In response to the letter from Irene and Milton Weidler {Maryland Weekly, Sept. 13}, the Inter-County Connector freeway as the state of Maryland and Montgomery County propose to build it is a planning and environmental nightmare of the highest order. In its most recent preferred ("Modified G") alignment, this freeway would destroy hundreds of acres of wetland and parkland and would render many hundreds more unfit for recreational use. The ICC also would abet continued overdevelopment around planned interchanges of the type advocated and promoted by our lame-duck county executive and his ousted allies in Montgomery County's government.

A brief examination of the ICC's preferred right-of-way where it crosses Needwood (Rock Creek) Park, Lake Needwood and Rock Creek, is an instructive, but not unique, example of the type of "planning" that has served to turn this freeway into such an environmental mess. For the right-of-way alone, the ICC would cut a swath 300 feet wide for more than a mile through Rock Creek Park. This taking of parkland involves extensive construction that runs parallel to the Mill Creek tributary of Rock Creek, the building of two bridges (800 feet long) at the upper end of Lake Needwood and then the digging of a ditch that would be almost 300 feet wide and 40 feet deep.

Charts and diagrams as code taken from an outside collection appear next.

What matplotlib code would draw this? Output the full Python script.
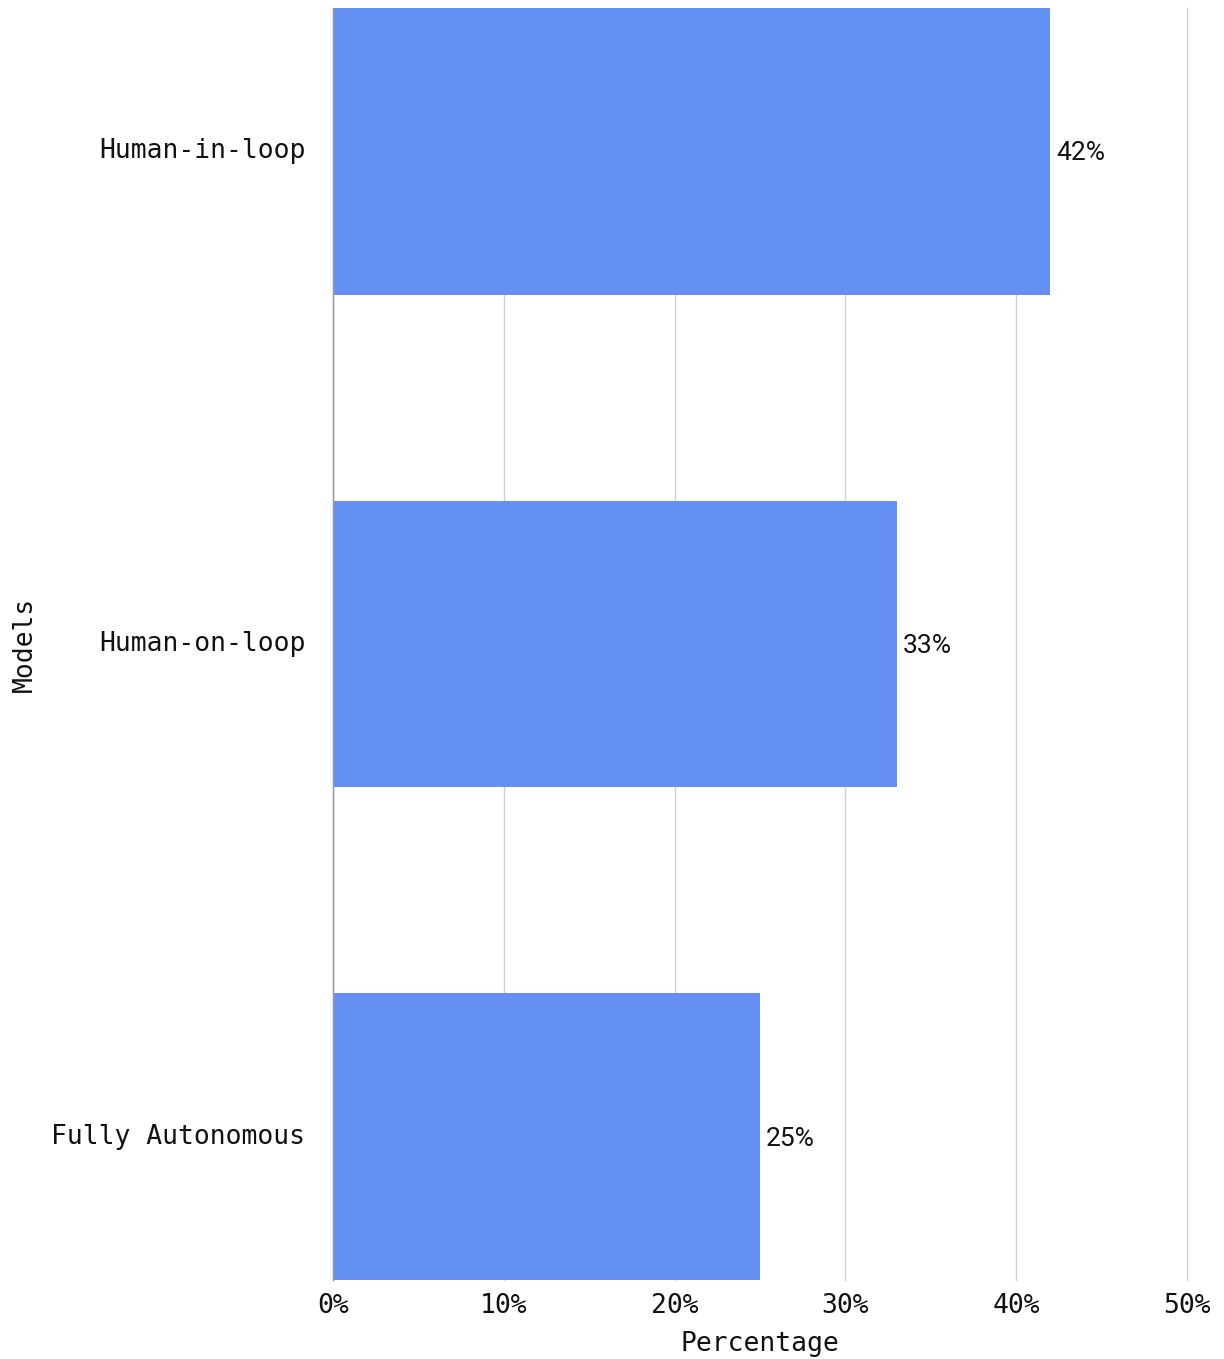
import matplotlib
matplotlib.use("Agg")
import matplotlib.pyplot as plt
import matplotlib.transforms as mtransforms
from matplotlib.ticker import PercentFormatter

models = ["Human-in-loop", "Human-on-loop", "Fully Autonomous"]
percentages = [42, 33, 25]
x_ticks = [0, 10, 20, 30, 40, 50]

bar_color = "#6390F2"
mono = "DejaVu Sans Mono"

fig = plt.figure(figsize=(12.24, 13.59), dpi=100)
ax = fig.add_axes([0.272, 0.0581, 0.6977, 0.9360])

ypos = list(range(len(models)))
bar_h = 0.582
ax.barh(ypos, percentages, height=bar_h, color=bar_color, zorder=2)

for y, v in zip(ypos, percentages):
    ax.annotate(f"{v}%", xy=(v, y), xytext=(6, -2), textcoords="offset pixels",
                ha="left", va="center", fontsize=19, family="Roboto", color="#111111")

ax.set_xlim(0, 50)
ax.set_ylim(len(models) - 1 + bar_h / 2, -bar_h / 2)
ax.set_xticks(x_ticks)
ax.xaxis.set_major_formatter(PercentFormatter(decimals=0))
ax.set_yticks(ypos)
ax.set_yticklabels(models)

ax.grid(axis="x", color="#d0d0d0", linewidth=1, zorder=0)
ax.set_axisbelow(True)
for line in ax.get_xgridlines():
    line.set_clip_on(False)
for s in ["top", "right", "bottom"]:
    ax.spines[s].set_visible(False)
ax.spines["left"].set_color("#999999")
ax.spines["left"].set_linewidth(1)

ax.tick_params(axis="both", length=0, labelsize=19, labelcolor="#111111")
ax.tick_params(axis="x", pad=9)
ax.tick_params(axis="y", pad=20)
for lab in ax.get_xticklabels() + ax.get_yticklabels():
    lab.set_family(mono)
lift = mtransforms.ScaledTranslation(0, 3 / 100, fig.dpi_scale_trans)
for lab in ax.get_yticklabels():
    lab.set_verticalalignment("center_baseline")
    lab.set_transform(lab.get_transform() + lift)

ax.set_xlabel("Percentage", fontsize=19, family=mono, color="#111111", labelpad=9)
ax.set_ylabel("Models", fontsize=19, family=mono, color="#111111")
ax.yaxis.set_label_coords(-0.345, 0.5)

fig.savefig("out.png", dpi=100)
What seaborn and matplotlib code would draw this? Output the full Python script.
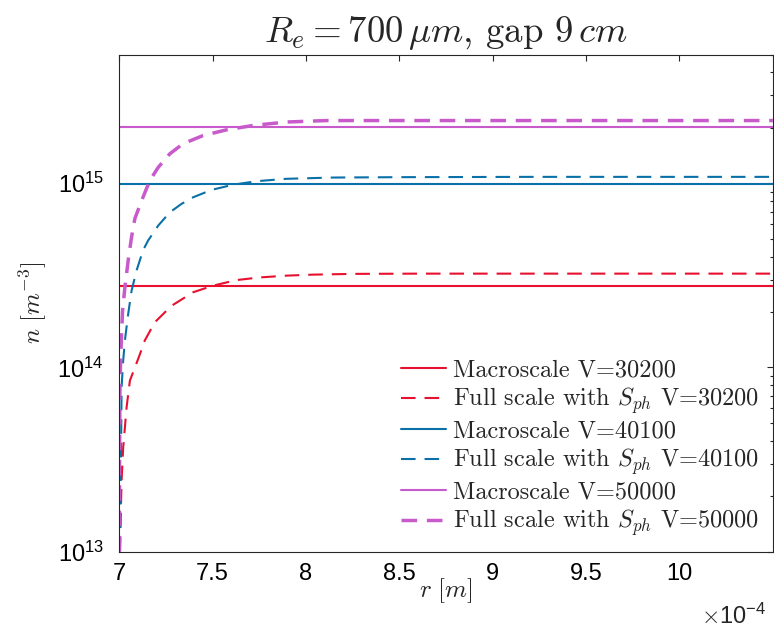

What makes this "plan" all the more tragic and ironic is that documents, issued by the Maryland State Highway Administration itself in 1979, identified this right-of-way as inflicting "maximum adverse impact on parkland, wetland and floodplain." That finding -- of "maximum adverse impact" -- was incorporated into formal documents approved by the Federal Highway Administration in 1982. Objections to this route have been reiterated over and over by the Environmental Protection Agency, Department of Interior, U.S. Army Corps of Engineers, Maryland State Department of Conservation and scores of citizens' and environmental groups from the time the ICC was in its earliest planning stages. It was in the face of all this criticism that Maryland Secretary of Transportation E. Slade Caltrider, in 1984, designated "Modified G" as the alignment of choice for the ICC! This isn't planning; it's just plain dumb.

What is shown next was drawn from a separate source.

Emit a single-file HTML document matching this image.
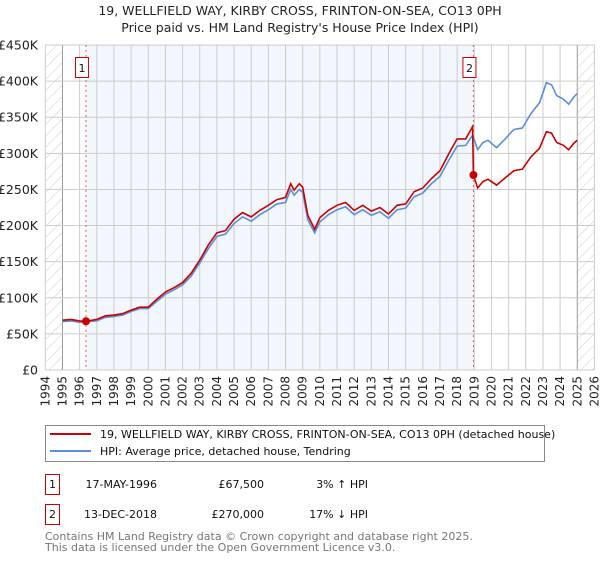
<!DOCTYPE html>
<html><head><meta charset="utf-8"><style>
body{margin:0;background:#fff;font-family:"Liberation Sans","DejaVu Sans",sans-serif;}
svg text{font-family:"DejaVu Sans","Liberation Sans",sans-serif;}
</style></head><body>
<svg id="chart" width="600" height="560" xmlns="http://www.w3.org/2000/svg">
<defs><pattern id="hatch" patternUnits="userSpaceOnUse" width="8" height="8" patternTransform="rotate(45)"><line x1="0" y1="0" x2="0" y2="8" stroke="#ccc" stroke-width="1"/></pattern></defs>
<text x="300" y="15" text-anchor="middle" font-size="12.5" fill="#222">19, WELLFIELD WAY, KIRBY CROSS, FRINTON-ON-SEA, CO13 0PH</text>
<text x="300" y="32" text-anchor="middle" font-size="12.5" fill="#222">Price paid vs. HM Land Registry's House Price Index (HPI)</text>
<g id="plot"></g>
<g>
<rect x="45.5" y="425.5" width="499" height="36" fill="#fff" stroke="#888"/>
<line x1="50" y1="434" x2="91" y2="434" stroke="#cc0000" stroke-width="2"/>
<text x="100" y="438" font-size="11" fill="#111">19, WELLFIELD WAY, KIRBY CROSS, FRINTON-ON-SEA, CO13 0PH (detached house)</text>
<line x1="50" y1="451" x2="91" y2="451" stroke="#5b8fd6" stroke-width="2"/>
<text x="100" y="455" font-size="11" fill="#111">HPI: Average price, detached house, Tendring</text>
</g>
<g font-size="11" fill="#111">
<rect x="45.5" y="474.5" width="14" height="20" fill="#fff" stroke="#cc0000"/>
<text x="52.5" y="488" text-anchor="middle">1</text>
<text x="157" y="488" text-anchor="end">17-MAY-1996</text>
<text x="264" y="488" text-anchor="end">£67,500</text>
<text x="368" y="488" text-anchor="end">3% ↑ HPI</text>
</g>
<g font-size="11" fill="#111">
<rect x="45.5" y="504.5" width="14" height="20" fill="#fff" stroke="#cc0000"/>
<text x="52.5" y="518" text-anchor="middle">2</text>
<text x="157" y="518" text-anchor="end">13-DEC-2018</text>
<text x="264" y="518" text-anchor="end">£270,000</text>
<text x="368" y="518" text-anchor="end">17% ↓ HPI</text>
</g>
<text x="45" y="540" font-size="11" fill="#777">Contains HM Land Registry data © Crown copyright and database right 2025.</text>
<text x="45" y="551" font-size="11" fill="#777">This data is licensed under the Open Government Licence v3.0.</text>
</svg>
<script>
const years=[1994,1995,1996,1997,1998,1999,2000,2001,2002,2003,2004,2005,2006,2007,2008,2009,2010,2011,2012,2013,2014,2015,2016,2017,2018,2019,2020,2021,2022,2023,2024,2025,2026];
const yTicks=[0,50000,100000,150000,200000,250000,300000,350000,400000,450000];
const yTickLabels=["£0","£50K","£100K","£150K","£200K","£250K","£300K","£350K","£400K","£450K"];
const hpiT=[1995.0,1995.5,1996.0,1996.5,1997.0,1997.5,1998.0,1998.5,1999.0,1999.5,2000.0,2000.5,2001.0,2001.5,2002.0,2002.5,2003.0,2003.5,2004.0,2004.5,2005.0,2005.5,2006.0,2006.5,2007.0,2007.5,2008.0,2008.3,2008.5,2008.8,2009.0,2009.3,2009.7,2010.0,2010.5,2011.0,2011.5,2012.0,2012.5,2013.0,2013.5,2014.0,2014.5,2015.0,2015.5,2016.0,2016.5,2017.0,2017.5,2018.0,2018.5,2018.9,2019.2,2019.5,2019.8,2020.3,2020.8,2021.3,2021.8,2022.3,2022.8,2023.2,2023.5,2023.8,2024.2,2024.5,2024.8,2025.0];
const hpiV=[67,68,66,67,68,73,74,76,81,85,85,95,105,111,118,130,148,168,185,188,203,212,206,215,222,230,232,250,242,250,246,208,190,205,215,222,226,215,222,214,219,210,222,224,240,245,258,268,290,310,311,325,305,315,318,308,320,333,335,355,370,398,395,380,375,368,378,383];
const redT=[1995.0,1995.5,1996.0,1996.37,1997.0,1997.5,1998.0,1998.5,1999.0,1999.5,2000.0,2000.5,2001.0,2001.5,2002.0,2002.5,2003.0,2003.5,2004.0,2004.5,2005.0,2005.5,2006.0,2006.5,2007.0,2007.5,2008.0,2008.3,2008.5,2008.8,2009.0,2009.3,2009.7,2010.0,2010.5,2011.0,2011.5,2012.0,2012.5,2013.0,2013.5,2014.0,2014.5,2015.0,2015.5,2016.0,2016.5,2017.0,2017.5,2018.0,2018.5,2018.9,2018.95,2019.2,2019.5,2019.8,2020.3,2020.8,2021.3,2021.8,2022.3,2022.8,2023.2,2023.5,2023.8,2024.2,2024.5,2024.8,2025.0];
const redV=[69,70,68,67.5,70,75,76,78,83,87,87,98,108,114,121,134,152,173,190,193,209,218,212,221,228,236,239,258,249,258,253,214,195,211,221,228,232,221,228,220,225,216,228,230,247,252,265,276,299,320,320,337,270,252,261,264,256,266,276,278,295,307,330,328,315,311,305,314,318];
const sales=[{t:1996.37,v:67500,label:"1"},{t:2018.95,v:270000,label:"2"}];
const X0=45.3,PX=17.16,YB=370,YT=45;
function xs(t){return X0+(t-1994)*PX;}
function ys(v){return YB-(v/450000)*(YB-YT);}
const NS="http://www.w3.org/2000/svg";
const g=document.getElementById('plot');
function mk(tag,attrs,parent){const e=document.createElementNS(NS,tag);for(const k in attrs)e.setAttribute(k,attrs[k]);(parent||g).appendChild(e);return e;}
const shade=mk('rect',{x:xs(sales[0].t),y:YT,width:xs(sales[1].t)-xs(sales[0].t),height:YB-YT,fill:'#f2f6fd'});


const h1=mk('rect',{x:xs(1994),y:YT,width:xs(1995)-xs(1994),height:YB-YT,fill:'url(#hatch)'});


const h2=mk('rect',{x:xs(2025),y:YT,width:xs(2026)-xs(2025),height:YB-YT,fill:'url(#hatch)'});


years.forEach(y=>{const l=mk('line',{x1:xs(y),x2:xs(y),y1:YT,y2:YB,stroke:(y==1995||y==2025)?'#999':'#ccc','stroke-width':1});


const t=mk('text',{x:0,y:0,'font-size':12,fill:'#222','text-anchor':'end',transform:`translate(${xs(y)+4},${YB+6}) rotate(-90)`});
t.textContent=y;

});
yTicks.forEach((v,i)=>{const l=mk('line',{x1:xs(1994),x2:xs(2026),y1:ys(v),y2:ys(v),stroke:'#ccc','stroke-width':1});


const t=mk('text',{x:38,y:ys(v)+4.5,'font-size':12.5,fill:'#222','text-anchor':'end'});
t.textContent=yTickLabels[i];

});
sales.forEach(s=>{const l=mk('line',{x1:xs(s.t),x2:xs(s.t),y1:YT,y2:YB,stroke:'#e06060','stroke-width':1,'stroke-dasharray':'2,3'});


const r=mk('rect',{x:xs(s.t)-10.5,y:57.5,width:13,height:20,fill:'#fff',stroke:'#cc0000'});


const t=mk('text',{x:xs(s.t)-4,y:72,'font-size':11,'text-anchor':'middle',fill:'#111'});
t.textContent=s.label;

});
function path(T,V){return T.map((t,i)=>(i?'L':'M')+xs(t).toFixed(1)+','+ys(V[i]*1000).toFixed(1)).join('');}
const hp=mk('path',{d:path(hpiT,hpiV),fill:'none',stroke:'#5b8fd6','stroke-width':1.6});


const rp=mk('path',{d:path(redT,redV),fill:'none',stroke:'#cc0000','stroke-width':1.6});


sales.forEach(s=>{const c=mk('circle',{cx:xs(s.t),cy:ys(s.v),r:4,fill:'#cc0000'});

});
</script>
</body></html>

Federal and state conservation and environmental agencies have remained consistently and uniformly critical of the ICC's route for a decade; it is no eleventh-hour "surprise," sprung upon road builders by overzealous federal officials.

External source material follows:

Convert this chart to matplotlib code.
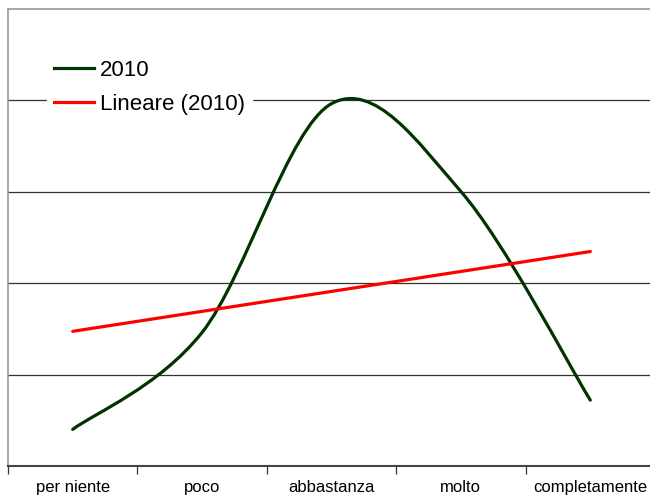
import matplotlib.pyplot as plt
import numpy as np
from matplotlib.path import Path
from matplotlib.patches import PathPatch
from matplotlib.lines import Line2D

plt.rcParams['font.family'] = ['Liberation Sans', 'DejaVu Sans']

categories = ["per niente", "poco", "abbastanza", "molto", "completamente"]
values_2010 = [4.0, 14.6, 39.6, 30.0, 7.2]
series_label = "2010"
trend_label = "Lineare (2010)"

green = "#003300"
red = "#ff0000"

fig = plt.figure(figsize=(6.5, 4.97), dpi=100)
ax = fig.add_axes([8 / 650, 31 / 497, 647 / 650, 457.5 / 497])

x = np.arange(1, len(categories) + 1)
y = np.array(values_2010)

# smoothed line like Excel (cubic bezier, catmull-rom style control points)
px = np.concatenate([[x[0]], x, [x[-1]]])
py = np.concatenate([[y[0]], y, [y[-1]]])
verts = [(x[0], y[0])]
codes = [Path.MOVETO]
for i in range(1, len(px) - 2):
    c1 = (px[i] + (px[i + 1] - px[i - 1]) / 6, py[i] + (py[i + 1] - py[i - 1]) / 6)
    c2 = (px[i + 1] - (px[i + 2] - px[i]) / 6, py[i + 1] - (py[i + 2] - py[i]) / 6)
    verts += [c1, c2, (px[i + 1], py[i + 1])]
    codes += [Path.CURVE4, Path.CURVE4, Path.CURVE4]
ax.add_patch(PathPatch(Path(verts, codes), facecolor="none", edgecolor=green,
                       lw=2.3, capstyle="round", zorder=3))

# linear trend
k, b = np.polyfit(x, y, 1)
ax.plot(x, k * x + b, color=red, lw=2.3, solid_capstyle="round", zorder=3)

ax.set_xlim(0.5, 5.5)
ax.set_ylim(0, 50)
ax.set_yticks([10, 20, 30, 40])
ax.yaxis.grid(True, color="#333333", lw=0.9)
ax.tick_params(axis="y", length=0, labelleft=False)
ax.set_xticks(x)
ax.set_xticklabels(categories, fontsize=12)
ax.set_xticks(np.arange(0.5, 6, 1), minor=True)
ax.tick_params(axis="x", which="major", length=0, pad=10)
ax.tick_params(axis="x", which="minor", length=6, color="#333333", width=0.9)
for s in ["top", "left", "right"]:
    ax.spines[s].set_color("#999999")
    ax.spines[s].set_linewidth(1.2)
ax.spines["bottom"].set_color("#444444")
ax.spines["bottom"].set_linewidth(1.5)

handles = [Line2D([], [], color=green, lw=2.3), Line2D([], [], color=red, lw=2.3)]
leg = ax.legend(handles, [series_label, trend_label], loc="upper left",
                bbox_to_anchor=(47 / 650, 1 - 53 / 497), bbox_transform=fig.transFigure,
                fontsize=16, frameon=True, fancybox=False, framealpha=1,
                edgecolor="white", handlelength=1.8, handletextpad=0.3,
                labelspacing=0.58, borderpad=0.3, borderaxespad=0)
leg.set_zorder(5)

fig.savefig("out.png", dpi=100)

The projections of need for the ICC are based upon 15-year-old data; new projections are needed that take the 1980 and 1990 censuses into account. Anticipated ICC traffic projections for the year 2010, are much lower than the capacity of the freeway being designed.

The Maryland State Highway Administration and Montgomery County already have expended millions upon millions of dollars "planning" the ICC, acquiring right-of-way, and attempting (for the past seven years) to publish an acceptable federal final environmental impact study. All expenditures, except those relating to preparing of a new environmental impact study, should cease.